Friday, April 8, 2011

Day 79....Date night!


Apr 8

Well, we did it! We had our first date night, just the two of us, since Martyn was born. Also it was Martyn's first time with the nanny lady. We all did great. She said Martyn was good, and I was relieved because for some reason I had it in my head that he was going to be horrible for her and she was going to say she didn't want to watch him any more and then what would we do for when I go back to work in a week?
I don't know why I thought that...Martyn is totally a good, easy going baby. He has times of fussiness like any baby, but over all he is just so good. I'm just weird I guess.

Eli and I went to Fire on the Mountain for dinner, (best wings in Portland!) then drove over to a friends house near by, and parked our car, then walked down to Mississippi Ave a few blocks away and walked down to Cup and Saucer for some coffee and coffee cake. Then we walked back up to our friends house, where game night was getting ready to commence, and came in the back door and surprised everyone. We didn't stay for soup and games, but just made an appearance, since we had to get back to Beaverton to pick up the baby. Over all, I'd say it was ok. We kind of had a strong discussion/argument on the way to Fire on the Mountain, and were both a lot on edge from Friday night rush hour traffic. After we ate though, we both felt much better and enjoyed each other.

It was hard for me to leave Martyn, but easier than I expected. I felt at peace about who I was leaving him with, and that helped tremendously I think. She was very gracious about the whole thing, and walked us around her house, and introduced us to her wild dogs. I was kind of nervous and just blurted out that she was really short, and then I couldn't get off that subject for a bit and kind of dug deeper...nerd. Oh well, like I said, she was very gracious about it.
When we picked Martyn up, her husband was home so we got to meet him too. They're a very nice couple. I'm glad we found them.
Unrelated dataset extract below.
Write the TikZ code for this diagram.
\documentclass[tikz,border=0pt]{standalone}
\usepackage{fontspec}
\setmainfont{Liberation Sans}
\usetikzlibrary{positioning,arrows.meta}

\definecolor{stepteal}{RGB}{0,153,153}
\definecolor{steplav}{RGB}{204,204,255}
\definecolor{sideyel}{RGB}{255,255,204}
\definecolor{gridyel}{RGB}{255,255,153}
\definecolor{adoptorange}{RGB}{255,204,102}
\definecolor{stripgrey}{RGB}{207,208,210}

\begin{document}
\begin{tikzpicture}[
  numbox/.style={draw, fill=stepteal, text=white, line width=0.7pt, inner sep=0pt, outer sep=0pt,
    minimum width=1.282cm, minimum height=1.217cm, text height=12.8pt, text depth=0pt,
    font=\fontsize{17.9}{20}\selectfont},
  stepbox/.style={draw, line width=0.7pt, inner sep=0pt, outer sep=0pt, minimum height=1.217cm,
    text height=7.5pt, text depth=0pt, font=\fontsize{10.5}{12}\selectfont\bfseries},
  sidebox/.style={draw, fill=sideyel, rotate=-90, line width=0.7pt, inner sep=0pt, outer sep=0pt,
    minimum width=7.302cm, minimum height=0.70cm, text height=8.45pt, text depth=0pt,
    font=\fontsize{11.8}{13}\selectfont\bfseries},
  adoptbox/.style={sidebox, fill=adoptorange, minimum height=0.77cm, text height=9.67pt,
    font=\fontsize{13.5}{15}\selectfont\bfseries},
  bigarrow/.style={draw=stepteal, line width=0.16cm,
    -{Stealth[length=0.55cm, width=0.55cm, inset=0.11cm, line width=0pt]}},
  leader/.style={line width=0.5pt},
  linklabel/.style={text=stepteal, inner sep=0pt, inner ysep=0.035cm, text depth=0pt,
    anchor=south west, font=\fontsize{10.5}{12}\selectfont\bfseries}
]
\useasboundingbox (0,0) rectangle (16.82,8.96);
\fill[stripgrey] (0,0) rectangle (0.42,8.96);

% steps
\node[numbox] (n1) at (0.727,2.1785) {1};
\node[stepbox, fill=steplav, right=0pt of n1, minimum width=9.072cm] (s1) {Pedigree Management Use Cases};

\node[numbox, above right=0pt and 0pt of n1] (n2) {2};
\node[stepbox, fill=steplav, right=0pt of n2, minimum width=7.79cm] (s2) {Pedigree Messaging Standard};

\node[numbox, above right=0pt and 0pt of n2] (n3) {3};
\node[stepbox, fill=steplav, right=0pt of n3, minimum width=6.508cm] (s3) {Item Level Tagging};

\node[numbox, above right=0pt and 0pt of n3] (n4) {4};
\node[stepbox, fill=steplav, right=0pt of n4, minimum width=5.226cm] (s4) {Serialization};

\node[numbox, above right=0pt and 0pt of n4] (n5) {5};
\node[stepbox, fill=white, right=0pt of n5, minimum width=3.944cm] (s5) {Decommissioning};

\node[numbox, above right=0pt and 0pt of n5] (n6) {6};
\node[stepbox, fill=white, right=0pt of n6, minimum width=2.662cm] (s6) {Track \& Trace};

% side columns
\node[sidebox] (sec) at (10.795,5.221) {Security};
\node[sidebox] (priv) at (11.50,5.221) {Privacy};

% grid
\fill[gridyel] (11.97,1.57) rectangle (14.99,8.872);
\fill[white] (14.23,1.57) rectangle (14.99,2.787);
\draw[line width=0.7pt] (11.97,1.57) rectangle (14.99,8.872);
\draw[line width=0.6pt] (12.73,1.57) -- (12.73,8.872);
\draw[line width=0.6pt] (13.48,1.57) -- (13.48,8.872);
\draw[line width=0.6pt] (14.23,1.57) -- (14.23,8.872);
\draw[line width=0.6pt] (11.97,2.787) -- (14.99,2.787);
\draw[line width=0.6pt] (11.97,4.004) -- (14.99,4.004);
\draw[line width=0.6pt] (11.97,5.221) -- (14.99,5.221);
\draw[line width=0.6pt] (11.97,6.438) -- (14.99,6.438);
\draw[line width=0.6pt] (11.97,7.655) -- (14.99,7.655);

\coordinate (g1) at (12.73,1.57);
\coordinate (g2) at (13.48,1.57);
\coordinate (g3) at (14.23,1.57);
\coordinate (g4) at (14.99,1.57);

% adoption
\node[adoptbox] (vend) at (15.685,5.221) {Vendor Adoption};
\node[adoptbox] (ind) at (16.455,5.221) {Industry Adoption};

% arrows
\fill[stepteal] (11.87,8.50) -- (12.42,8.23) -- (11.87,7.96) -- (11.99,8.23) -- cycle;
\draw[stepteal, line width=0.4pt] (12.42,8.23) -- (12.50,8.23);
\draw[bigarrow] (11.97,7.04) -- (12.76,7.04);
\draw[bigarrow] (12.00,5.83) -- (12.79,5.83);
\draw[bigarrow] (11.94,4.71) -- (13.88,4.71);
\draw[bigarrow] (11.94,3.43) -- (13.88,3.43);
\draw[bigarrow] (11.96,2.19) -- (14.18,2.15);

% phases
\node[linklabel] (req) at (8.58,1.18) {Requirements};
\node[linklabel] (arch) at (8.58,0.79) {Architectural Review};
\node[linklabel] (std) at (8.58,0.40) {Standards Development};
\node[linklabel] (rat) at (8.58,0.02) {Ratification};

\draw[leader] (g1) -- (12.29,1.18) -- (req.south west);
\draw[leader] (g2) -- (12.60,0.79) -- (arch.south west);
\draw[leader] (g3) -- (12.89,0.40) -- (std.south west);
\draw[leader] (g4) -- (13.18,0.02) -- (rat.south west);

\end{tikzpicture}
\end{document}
I tweaked my back or something, within the last few days and all day today my upper back has just been really hurting me...almost to the point of paralysis I would say. I can barely get up and down from a sitting position...and moving certain ways just hurts so bad it takes my breath away. It probably doesn't help that my boobs are totally huge, so I have this extra....20lbs maybe, that I have to lug around, ha! (seriously!)
So all day today, I've been kind of hobbling around. We decided that Eli would go to the store with out me. We were going to take the dog to the dog park before we dropped off the baby, but the time kind of got away so we just went for a nice walk in our neighborhood instead. It was a beautiful day today...Nice and sunny and warm all day.
While Eli was at the store, I took a blanket out and laid it on the grass in the back yard and Martyn and I went and laid out for a bit. Not too long though, because it was really bright for one thing, but also my boy is creamy white with red hair...even when he's bigger and doesn't have that little baby sensitive skin, I don't think he'll be able to handle a lot of sun....I think he got his daddy's fair skin...not his mamas olive skin....though I'm pretty white right now too.
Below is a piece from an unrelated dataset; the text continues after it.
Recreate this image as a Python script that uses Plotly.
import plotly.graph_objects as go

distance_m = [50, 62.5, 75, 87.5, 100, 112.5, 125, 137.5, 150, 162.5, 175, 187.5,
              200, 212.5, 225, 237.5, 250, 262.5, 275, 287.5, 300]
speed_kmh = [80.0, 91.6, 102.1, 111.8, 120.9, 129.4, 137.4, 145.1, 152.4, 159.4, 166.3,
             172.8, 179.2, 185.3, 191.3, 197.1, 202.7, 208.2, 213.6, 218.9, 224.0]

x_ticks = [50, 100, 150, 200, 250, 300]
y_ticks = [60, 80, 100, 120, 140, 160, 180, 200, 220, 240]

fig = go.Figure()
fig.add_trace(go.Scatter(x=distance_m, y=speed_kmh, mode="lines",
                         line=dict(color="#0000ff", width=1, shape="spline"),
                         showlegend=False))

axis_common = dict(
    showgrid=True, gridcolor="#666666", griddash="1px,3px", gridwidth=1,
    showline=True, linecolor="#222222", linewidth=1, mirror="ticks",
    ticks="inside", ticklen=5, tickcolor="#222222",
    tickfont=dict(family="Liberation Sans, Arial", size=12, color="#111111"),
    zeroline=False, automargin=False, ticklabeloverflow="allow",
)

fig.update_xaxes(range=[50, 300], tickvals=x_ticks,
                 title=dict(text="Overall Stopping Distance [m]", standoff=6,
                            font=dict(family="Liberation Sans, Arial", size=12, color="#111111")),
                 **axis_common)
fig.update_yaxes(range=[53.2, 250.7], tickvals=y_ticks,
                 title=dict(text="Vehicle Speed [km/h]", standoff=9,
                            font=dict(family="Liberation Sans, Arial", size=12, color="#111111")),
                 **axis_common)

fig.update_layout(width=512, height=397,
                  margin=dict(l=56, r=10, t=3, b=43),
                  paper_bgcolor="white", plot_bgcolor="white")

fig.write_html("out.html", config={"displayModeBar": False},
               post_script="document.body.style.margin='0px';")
I'm looking forward to nice summer days where we can be out in the back yard working on the garden, or playing in the grass with Sheba, or playing at the park behind the house....I'm glad Martyn will be a bit bigger by the time summer is in full swing so he can enjoy it with us. We were talking the other day about taking him to the farmers market with us. I was thinking back on last summer when we would go every Saturday, and I would see all these pregnant ladies, or people with little kids, and little babies in their strollers, or carts or wagons, and feeling excited that I would soon get to do that. I didn't realize Eli was looking forward to that as well.

Now that this day is over, and I feel like I've been building up to it all week...I feel like it's the start of a new chapter in our lives as parents. It's funny how something as simple as leaving your baby with someone for the first time, even for just a few hours, could bring on a feeling such as that.
Now is as good a time as any. I'm still excited for our future. Here we come life!